I'm going to quote myself again, from another post, on another blog.
Crime can’t be solved by social workers or their programs. These programs have the expressed notion of “sparking moral consciences,” which is a waste of time. Man has no inherent morality to him. Anything “good” to Man is what enables him to continue to survive. “Bad” things are what cause the opposites of pleasure. In the end, the real difference between a criminal and a law abiding citizen is usually what they were taught—whether intentionally or not— is “right” and “wrong”. These lessons are learned early and often, and most of the time they aren’t conveyed by words or lectures.
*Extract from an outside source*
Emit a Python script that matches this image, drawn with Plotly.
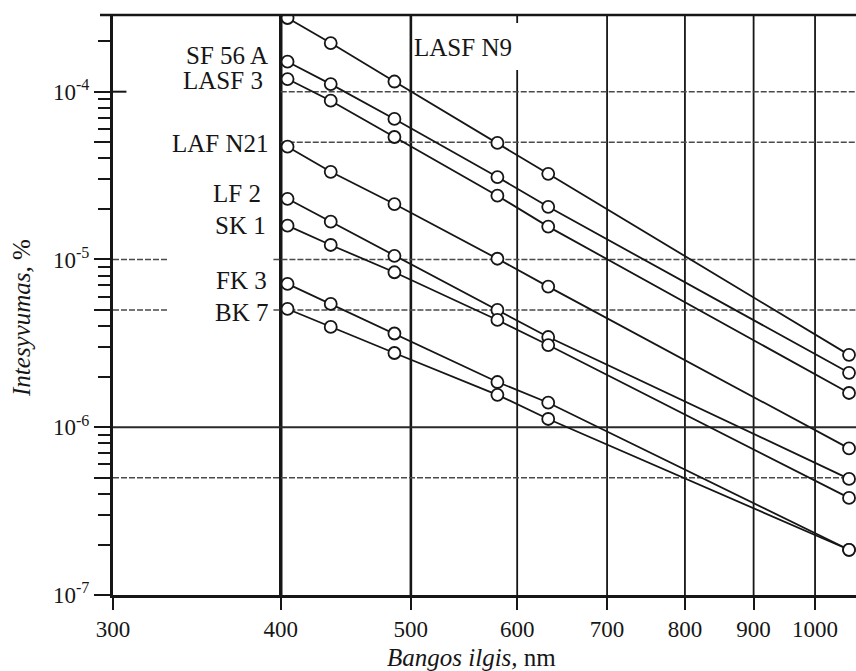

If you want to start decreasing crime, you have to recognize that it is first a moral failing—not on the part of the criminal, but on society and those who raised him. Punishment should be swift, no criminal act should go unpunished, and “moral” behavior should be rewarded.
I read a great paper once entitled “The folly of rewarding A while expecting B”. It seems to be a treatise for our criminal justice system. Child grows up on the streets, learns that crime is a way to survive, and to punish him we take him off the street, to a boring confinement with others like himself...which accomplishes his original intent: food, shelter, clothes. In many cases prison provides better accommodations than inmates had as free men.
So we expect good behavior, which often leads to poverty, living in crime-filled, dangerous neighborhoods...while rewarding crime with a dull-but-comfortable confinement.
You fix crime with appropriate punishment and appropriate economics. You can’t charity people out of being poor, and you can’t social-program them out of being amoral (in a societal sense).